▶ _DIRECTIONS FOR THIS TASK_:
Report, as a bare number, how many lines hold "using".

Charts and diagrams as code:

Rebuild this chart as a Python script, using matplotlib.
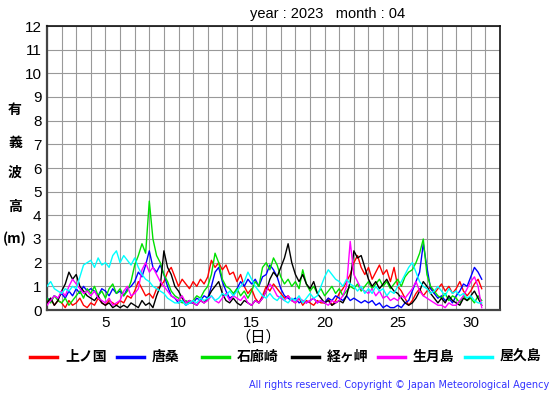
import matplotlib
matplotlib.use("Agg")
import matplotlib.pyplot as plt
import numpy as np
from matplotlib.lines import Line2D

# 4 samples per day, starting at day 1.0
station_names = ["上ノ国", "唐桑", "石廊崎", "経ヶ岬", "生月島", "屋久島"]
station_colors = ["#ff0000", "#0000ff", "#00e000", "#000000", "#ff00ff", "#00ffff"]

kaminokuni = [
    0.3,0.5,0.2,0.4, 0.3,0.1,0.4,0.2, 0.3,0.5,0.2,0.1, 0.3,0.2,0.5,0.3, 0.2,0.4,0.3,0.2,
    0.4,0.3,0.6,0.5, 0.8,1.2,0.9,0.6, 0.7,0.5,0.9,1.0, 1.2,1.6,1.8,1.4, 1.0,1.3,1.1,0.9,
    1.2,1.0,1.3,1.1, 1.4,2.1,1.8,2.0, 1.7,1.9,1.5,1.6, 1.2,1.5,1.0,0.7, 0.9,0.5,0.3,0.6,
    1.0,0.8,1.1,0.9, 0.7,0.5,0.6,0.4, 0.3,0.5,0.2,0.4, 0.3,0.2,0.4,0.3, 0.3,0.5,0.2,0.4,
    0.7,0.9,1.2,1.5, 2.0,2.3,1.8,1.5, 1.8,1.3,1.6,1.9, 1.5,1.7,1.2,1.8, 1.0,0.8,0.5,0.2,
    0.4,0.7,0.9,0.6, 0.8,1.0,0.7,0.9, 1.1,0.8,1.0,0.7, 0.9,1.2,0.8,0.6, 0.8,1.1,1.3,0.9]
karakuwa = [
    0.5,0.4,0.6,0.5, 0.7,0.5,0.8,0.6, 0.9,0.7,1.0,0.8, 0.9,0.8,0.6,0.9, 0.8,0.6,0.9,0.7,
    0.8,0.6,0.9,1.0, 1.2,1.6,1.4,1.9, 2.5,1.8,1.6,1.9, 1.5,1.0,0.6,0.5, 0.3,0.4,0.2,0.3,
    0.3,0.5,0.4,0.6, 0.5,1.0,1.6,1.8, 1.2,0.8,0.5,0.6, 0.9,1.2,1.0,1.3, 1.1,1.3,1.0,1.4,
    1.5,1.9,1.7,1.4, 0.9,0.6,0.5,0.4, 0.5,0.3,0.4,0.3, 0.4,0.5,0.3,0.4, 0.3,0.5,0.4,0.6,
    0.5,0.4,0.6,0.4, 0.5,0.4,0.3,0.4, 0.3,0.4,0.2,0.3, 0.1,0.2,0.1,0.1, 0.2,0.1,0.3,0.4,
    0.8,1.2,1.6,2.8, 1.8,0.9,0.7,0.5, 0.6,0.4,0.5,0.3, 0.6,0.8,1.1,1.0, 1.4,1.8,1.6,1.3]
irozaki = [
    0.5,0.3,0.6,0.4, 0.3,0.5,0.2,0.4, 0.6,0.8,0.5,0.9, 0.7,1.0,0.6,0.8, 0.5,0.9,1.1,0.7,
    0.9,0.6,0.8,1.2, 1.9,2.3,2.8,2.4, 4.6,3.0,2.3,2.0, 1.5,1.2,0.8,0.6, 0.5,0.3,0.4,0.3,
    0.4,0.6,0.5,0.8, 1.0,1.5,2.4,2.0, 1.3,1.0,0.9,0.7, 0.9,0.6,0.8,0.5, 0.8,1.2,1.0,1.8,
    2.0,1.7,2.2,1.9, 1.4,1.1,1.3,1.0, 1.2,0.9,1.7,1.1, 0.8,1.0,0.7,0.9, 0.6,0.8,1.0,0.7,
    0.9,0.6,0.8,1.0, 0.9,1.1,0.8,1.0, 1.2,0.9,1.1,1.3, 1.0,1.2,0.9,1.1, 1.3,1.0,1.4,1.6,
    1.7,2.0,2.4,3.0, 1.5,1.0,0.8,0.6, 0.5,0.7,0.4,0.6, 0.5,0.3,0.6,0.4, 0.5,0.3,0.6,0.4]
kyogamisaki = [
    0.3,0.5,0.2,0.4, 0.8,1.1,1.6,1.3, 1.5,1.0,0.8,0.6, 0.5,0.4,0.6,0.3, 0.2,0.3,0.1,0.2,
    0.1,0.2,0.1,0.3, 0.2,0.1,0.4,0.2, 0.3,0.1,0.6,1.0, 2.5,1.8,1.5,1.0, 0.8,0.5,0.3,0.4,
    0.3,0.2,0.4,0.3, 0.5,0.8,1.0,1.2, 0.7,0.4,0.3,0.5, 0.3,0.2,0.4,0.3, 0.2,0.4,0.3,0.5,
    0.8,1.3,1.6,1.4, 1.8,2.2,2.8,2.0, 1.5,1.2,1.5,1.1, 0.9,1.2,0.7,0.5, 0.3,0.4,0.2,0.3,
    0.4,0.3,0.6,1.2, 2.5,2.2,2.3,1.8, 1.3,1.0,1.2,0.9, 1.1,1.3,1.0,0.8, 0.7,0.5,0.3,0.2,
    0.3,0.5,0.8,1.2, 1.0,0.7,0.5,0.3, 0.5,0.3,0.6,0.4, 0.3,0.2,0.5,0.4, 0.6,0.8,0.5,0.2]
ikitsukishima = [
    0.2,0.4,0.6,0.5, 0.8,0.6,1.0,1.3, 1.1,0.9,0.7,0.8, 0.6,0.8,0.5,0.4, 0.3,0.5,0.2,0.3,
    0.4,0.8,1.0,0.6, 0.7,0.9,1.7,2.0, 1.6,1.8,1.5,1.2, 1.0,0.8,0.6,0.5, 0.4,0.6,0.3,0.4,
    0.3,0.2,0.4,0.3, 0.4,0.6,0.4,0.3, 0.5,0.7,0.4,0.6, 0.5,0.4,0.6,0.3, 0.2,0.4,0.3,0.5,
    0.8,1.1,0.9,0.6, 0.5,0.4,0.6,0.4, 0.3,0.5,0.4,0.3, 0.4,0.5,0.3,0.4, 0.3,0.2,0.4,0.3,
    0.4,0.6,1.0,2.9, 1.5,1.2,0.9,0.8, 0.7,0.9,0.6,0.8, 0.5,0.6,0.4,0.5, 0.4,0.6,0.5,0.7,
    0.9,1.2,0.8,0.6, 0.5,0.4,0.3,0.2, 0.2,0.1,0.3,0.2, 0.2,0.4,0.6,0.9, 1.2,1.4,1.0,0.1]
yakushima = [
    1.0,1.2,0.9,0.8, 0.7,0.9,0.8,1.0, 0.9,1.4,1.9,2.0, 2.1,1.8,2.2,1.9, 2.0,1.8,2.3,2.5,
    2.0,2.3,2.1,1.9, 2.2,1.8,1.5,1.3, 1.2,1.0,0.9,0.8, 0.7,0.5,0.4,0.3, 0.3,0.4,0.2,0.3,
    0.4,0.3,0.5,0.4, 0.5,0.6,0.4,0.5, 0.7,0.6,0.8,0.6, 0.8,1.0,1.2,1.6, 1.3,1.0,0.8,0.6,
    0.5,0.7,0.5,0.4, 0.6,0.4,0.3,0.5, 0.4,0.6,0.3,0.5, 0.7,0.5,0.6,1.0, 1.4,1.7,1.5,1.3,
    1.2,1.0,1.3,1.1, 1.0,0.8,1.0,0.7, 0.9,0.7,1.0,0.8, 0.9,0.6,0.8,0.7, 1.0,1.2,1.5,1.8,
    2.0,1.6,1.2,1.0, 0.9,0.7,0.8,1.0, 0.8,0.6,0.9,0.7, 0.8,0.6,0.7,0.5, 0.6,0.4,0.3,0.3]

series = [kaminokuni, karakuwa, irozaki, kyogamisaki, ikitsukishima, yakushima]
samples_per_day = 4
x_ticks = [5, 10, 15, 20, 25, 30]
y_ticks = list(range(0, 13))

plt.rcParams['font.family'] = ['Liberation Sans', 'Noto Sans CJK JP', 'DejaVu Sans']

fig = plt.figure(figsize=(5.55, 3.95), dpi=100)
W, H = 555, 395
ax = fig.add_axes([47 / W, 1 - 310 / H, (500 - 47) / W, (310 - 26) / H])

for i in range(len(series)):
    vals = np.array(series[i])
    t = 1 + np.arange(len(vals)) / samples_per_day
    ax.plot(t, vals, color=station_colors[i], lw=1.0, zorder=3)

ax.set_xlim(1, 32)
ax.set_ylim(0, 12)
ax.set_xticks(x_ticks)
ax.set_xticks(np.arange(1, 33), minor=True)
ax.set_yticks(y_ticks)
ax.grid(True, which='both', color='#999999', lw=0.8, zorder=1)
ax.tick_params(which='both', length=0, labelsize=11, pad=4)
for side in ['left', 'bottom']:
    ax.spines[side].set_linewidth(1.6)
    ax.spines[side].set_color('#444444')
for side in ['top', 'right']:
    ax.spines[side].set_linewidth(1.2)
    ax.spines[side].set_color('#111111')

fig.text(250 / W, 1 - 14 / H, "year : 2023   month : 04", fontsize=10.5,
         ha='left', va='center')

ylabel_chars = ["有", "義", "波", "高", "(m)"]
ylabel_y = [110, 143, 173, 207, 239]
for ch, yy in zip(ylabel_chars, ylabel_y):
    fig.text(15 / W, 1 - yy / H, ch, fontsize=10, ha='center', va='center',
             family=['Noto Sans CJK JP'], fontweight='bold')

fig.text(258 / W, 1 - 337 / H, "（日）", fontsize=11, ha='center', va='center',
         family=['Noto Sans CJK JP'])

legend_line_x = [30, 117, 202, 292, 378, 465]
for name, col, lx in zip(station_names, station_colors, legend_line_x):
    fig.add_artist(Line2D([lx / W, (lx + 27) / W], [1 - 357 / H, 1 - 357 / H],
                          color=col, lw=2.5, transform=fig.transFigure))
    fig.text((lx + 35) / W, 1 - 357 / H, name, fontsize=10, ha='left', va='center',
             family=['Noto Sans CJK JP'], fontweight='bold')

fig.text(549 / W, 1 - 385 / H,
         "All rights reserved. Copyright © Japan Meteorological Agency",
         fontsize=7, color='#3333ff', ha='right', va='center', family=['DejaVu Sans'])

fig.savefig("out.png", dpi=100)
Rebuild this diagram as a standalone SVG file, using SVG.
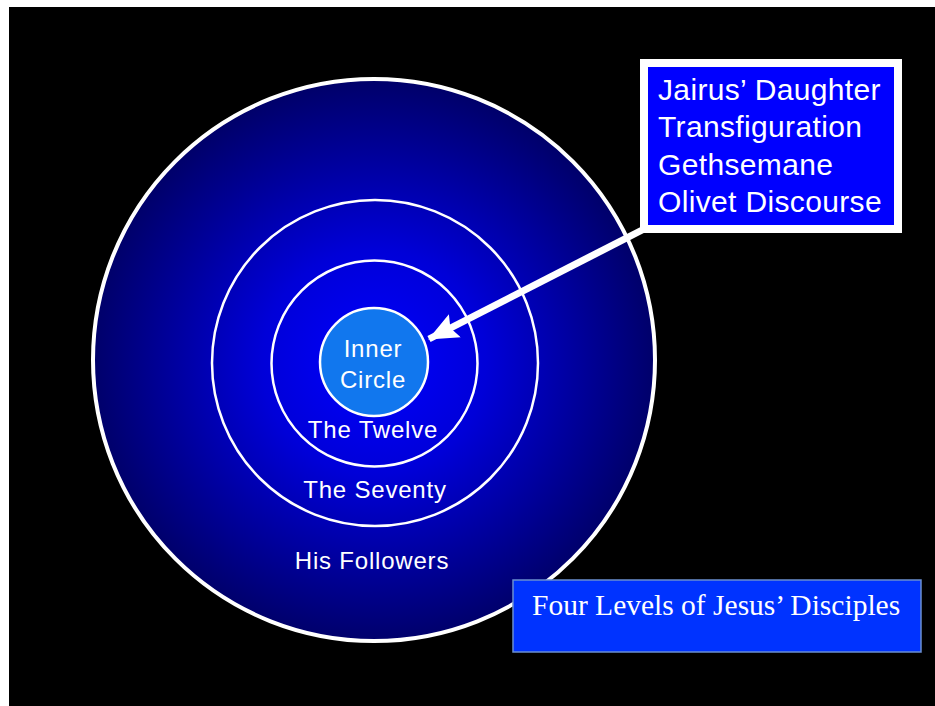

▶ _FINAL RESULT_:
2